Code that draws figures
________
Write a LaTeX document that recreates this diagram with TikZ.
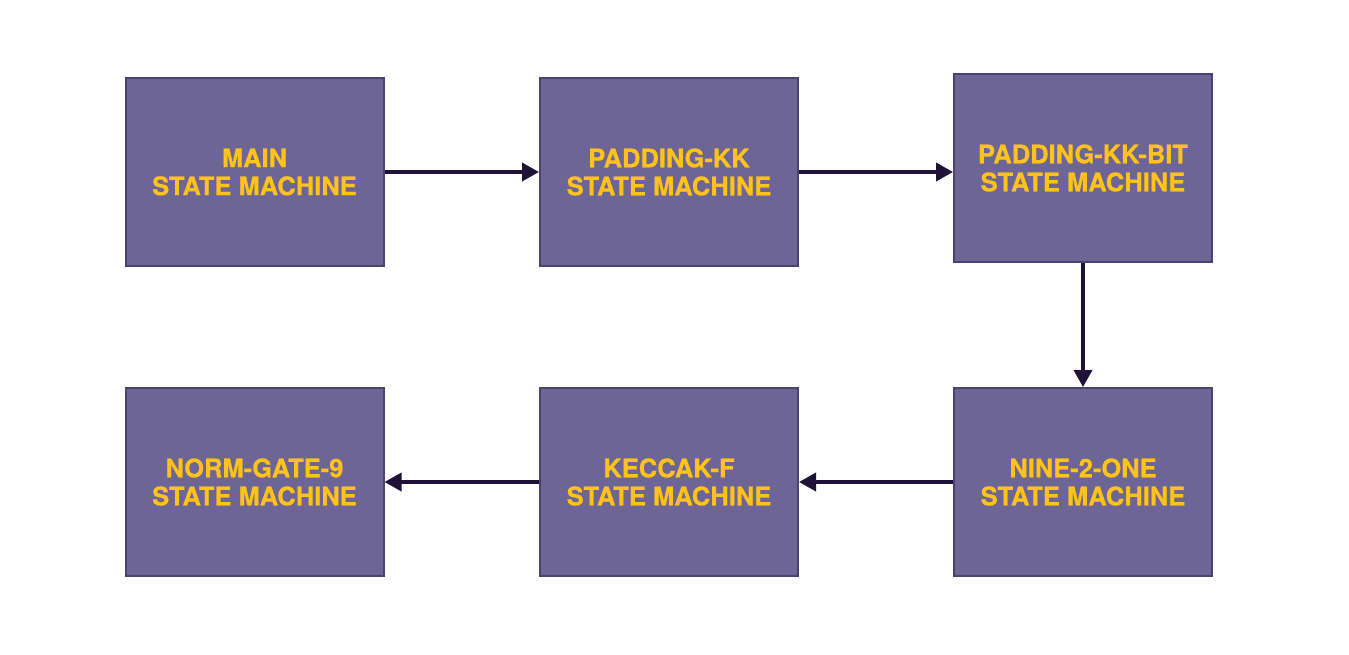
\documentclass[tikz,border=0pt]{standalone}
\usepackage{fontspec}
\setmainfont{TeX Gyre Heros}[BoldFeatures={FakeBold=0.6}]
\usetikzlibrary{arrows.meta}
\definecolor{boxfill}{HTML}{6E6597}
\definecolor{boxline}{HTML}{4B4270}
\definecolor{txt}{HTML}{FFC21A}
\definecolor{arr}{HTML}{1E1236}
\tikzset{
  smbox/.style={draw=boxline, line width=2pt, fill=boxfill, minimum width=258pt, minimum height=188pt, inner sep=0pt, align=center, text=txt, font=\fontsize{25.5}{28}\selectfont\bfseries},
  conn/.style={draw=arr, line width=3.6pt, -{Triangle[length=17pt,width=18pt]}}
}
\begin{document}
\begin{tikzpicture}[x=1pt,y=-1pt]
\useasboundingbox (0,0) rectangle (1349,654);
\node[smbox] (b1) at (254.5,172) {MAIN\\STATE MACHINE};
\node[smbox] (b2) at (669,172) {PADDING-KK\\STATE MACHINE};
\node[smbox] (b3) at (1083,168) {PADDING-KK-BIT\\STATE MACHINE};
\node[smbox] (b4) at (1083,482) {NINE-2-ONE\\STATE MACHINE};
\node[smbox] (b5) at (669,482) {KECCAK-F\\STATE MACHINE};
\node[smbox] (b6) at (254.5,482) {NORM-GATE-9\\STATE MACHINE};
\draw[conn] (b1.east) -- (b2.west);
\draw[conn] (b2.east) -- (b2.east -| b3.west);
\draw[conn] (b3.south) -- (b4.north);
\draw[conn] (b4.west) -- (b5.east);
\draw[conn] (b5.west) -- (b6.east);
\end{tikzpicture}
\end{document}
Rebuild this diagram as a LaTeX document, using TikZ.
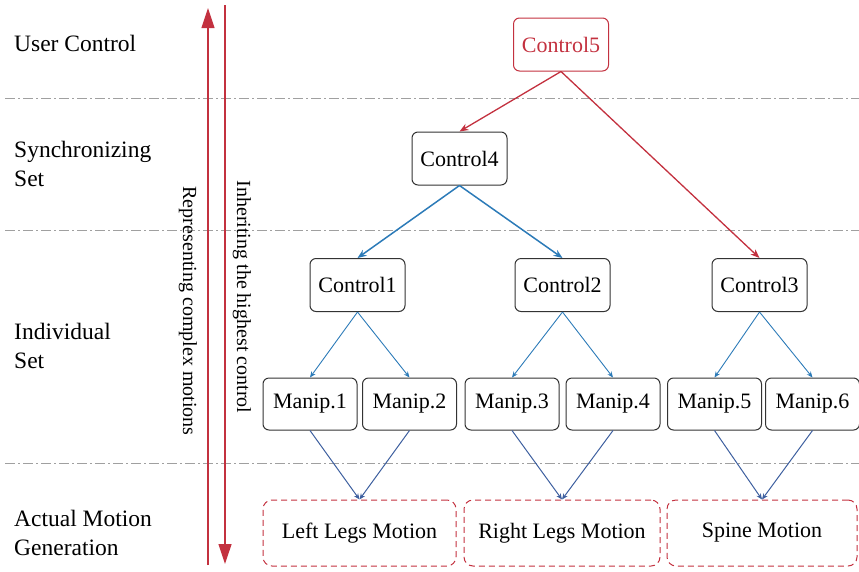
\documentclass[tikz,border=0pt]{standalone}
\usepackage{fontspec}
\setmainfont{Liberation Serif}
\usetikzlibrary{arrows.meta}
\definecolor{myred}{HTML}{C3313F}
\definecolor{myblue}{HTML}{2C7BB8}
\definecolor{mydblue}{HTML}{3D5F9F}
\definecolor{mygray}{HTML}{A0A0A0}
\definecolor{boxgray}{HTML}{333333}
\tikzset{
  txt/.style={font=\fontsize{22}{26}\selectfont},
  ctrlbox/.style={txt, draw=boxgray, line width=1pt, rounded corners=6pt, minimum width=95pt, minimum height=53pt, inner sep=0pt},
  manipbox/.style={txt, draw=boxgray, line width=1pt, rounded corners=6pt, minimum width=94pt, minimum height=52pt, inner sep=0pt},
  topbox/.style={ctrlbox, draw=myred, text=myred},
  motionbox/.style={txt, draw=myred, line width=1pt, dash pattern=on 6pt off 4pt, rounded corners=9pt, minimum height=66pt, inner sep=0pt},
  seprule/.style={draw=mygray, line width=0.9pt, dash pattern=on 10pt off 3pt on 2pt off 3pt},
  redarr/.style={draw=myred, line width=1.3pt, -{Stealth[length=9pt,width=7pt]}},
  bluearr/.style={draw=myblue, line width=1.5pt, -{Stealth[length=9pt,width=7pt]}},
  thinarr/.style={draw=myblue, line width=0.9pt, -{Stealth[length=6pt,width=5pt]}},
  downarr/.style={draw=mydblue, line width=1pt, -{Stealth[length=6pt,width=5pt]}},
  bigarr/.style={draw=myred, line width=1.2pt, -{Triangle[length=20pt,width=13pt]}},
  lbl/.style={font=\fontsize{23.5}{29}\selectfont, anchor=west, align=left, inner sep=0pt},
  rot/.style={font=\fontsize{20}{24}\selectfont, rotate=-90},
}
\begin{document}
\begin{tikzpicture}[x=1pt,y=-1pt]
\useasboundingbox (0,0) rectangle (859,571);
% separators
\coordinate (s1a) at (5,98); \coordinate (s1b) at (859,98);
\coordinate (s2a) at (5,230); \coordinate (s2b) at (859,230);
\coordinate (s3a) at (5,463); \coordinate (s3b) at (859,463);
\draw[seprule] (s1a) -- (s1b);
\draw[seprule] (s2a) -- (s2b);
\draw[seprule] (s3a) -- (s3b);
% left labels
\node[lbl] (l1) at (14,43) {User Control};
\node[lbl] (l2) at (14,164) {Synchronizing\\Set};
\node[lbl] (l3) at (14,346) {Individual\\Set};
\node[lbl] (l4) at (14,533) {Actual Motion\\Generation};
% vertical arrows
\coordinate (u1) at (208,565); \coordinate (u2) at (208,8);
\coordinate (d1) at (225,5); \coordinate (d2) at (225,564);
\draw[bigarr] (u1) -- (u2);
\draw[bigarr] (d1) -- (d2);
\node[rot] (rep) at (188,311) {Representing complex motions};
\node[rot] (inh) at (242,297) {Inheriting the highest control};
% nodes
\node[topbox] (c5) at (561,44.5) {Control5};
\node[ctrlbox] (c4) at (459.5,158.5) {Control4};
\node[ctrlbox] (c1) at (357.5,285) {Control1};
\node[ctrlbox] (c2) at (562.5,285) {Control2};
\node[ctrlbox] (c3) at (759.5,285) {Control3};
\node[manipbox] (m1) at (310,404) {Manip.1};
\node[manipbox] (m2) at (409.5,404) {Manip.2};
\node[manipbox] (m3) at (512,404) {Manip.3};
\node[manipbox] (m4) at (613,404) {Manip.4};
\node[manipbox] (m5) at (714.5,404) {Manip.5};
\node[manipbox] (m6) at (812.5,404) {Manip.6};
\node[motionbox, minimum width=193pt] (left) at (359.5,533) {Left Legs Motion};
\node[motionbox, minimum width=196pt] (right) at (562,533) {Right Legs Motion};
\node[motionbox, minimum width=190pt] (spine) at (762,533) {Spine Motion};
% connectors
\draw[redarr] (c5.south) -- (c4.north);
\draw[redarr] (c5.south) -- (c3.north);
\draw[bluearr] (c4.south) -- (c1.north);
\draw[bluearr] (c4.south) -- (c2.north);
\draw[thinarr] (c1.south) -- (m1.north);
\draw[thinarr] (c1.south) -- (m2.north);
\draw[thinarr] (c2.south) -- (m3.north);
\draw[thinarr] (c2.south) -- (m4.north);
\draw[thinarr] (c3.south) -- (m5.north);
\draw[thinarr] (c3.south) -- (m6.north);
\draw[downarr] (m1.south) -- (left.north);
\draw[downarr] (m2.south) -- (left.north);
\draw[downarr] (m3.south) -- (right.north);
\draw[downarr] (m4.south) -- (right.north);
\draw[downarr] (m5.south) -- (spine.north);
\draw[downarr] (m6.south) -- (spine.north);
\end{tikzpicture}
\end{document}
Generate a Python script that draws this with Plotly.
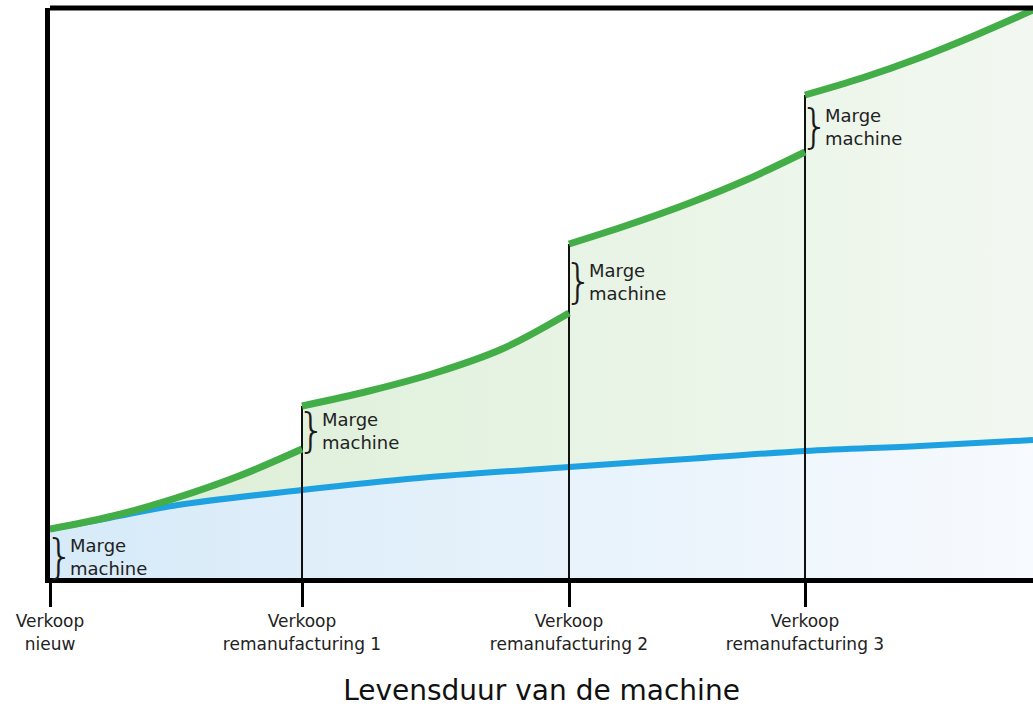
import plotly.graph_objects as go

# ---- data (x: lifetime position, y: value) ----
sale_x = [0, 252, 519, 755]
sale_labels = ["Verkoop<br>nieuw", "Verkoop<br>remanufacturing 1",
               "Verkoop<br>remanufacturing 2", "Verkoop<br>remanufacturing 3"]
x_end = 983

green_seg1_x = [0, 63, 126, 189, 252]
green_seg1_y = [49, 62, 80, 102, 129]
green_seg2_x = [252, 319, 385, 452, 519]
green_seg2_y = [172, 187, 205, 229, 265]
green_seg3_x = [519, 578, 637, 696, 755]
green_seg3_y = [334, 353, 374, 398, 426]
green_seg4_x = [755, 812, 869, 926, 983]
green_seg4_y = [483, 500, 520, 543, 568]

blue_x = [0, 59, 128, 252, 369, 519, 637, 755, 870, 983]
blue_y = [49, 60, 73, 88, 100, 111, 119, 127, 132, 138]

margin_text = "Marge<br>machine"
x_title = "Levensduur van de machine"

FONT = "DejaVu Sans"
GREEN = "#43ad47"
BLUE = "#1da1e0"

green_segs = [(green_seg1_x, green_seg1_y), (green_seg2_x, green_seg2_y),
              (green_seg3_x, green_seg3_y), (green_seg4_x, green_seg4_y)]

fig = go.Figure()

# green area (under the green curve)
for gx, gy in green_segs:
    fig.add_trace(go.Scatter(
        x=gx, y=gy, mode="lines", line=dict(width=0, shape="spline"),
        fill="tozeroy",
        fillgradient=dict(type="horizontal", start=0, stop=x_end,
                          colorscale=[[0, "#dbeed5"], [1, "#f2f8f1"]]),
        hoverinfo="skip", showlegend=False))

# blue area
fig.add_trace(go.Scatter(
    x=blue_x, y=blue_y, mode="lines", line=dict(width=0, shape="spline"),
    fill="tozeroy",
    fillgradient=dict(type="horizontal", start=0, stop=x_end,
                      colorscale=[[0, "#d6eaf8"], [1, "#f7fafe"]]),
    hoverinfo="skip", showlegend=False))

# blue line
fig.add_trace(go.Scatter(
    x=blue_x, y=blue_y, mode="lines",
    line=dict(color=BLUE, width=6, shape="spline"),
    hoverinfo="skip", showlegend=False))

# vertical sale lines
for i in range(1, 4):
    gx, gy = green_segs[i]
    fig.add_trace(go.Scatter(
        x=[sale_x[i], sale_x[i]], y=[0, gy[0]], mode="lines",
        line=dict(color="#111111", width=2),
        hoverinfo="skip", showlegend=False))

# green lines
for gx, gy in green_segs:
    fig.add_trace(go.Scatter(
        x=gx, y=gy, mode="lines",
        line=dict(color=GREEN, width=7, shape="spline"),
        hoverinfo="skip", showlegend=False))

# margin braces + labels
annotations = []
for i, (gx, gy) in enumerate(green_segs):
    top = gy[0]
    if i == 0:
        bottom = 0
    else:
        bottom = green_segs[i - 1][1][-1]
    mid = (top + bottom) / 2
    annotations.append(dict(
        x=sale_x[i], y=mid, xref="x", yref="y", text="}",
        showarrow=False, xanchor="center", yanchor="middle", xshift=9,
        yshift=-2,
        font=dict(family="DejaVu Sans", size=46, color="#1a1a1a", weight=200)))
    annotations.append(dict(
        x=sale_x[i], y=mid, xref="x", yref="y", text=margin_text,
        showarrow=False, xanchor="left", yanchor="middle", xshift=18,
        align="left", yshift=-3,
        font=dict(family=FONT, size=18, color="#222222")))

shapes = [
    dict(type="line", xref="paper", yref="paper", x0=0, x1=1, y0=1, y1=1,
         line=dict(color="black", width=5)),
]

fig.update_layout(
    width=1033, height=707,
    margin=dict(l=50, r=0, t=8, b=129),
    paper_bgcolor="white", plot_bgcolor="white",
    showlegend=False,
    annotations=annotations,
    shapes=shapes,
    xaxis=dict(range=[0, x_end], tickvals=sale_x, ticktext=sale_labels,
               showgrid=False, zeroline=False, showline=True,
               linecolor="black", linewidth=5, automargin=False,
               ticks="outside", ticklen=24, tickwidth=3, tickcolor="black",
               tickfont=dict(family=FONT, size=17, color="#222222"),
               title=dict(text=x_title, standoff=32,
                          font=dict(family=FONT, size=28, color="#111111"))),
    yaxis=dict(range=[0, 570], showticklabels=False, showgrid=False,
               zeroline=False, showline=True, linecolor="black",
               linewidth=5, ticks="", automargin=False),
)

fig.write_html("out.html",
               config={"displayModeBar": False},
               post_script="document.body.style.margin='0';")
________
**Exercise objective**
Report all lines of the material that contain the word "this".

**Complete answer**
Write a LaTeX document that recreates this diagram with TikZ.
Rebuild this diagram as a LaTeX document, using TikZ.
Generate a Python script that draws this with Plotly.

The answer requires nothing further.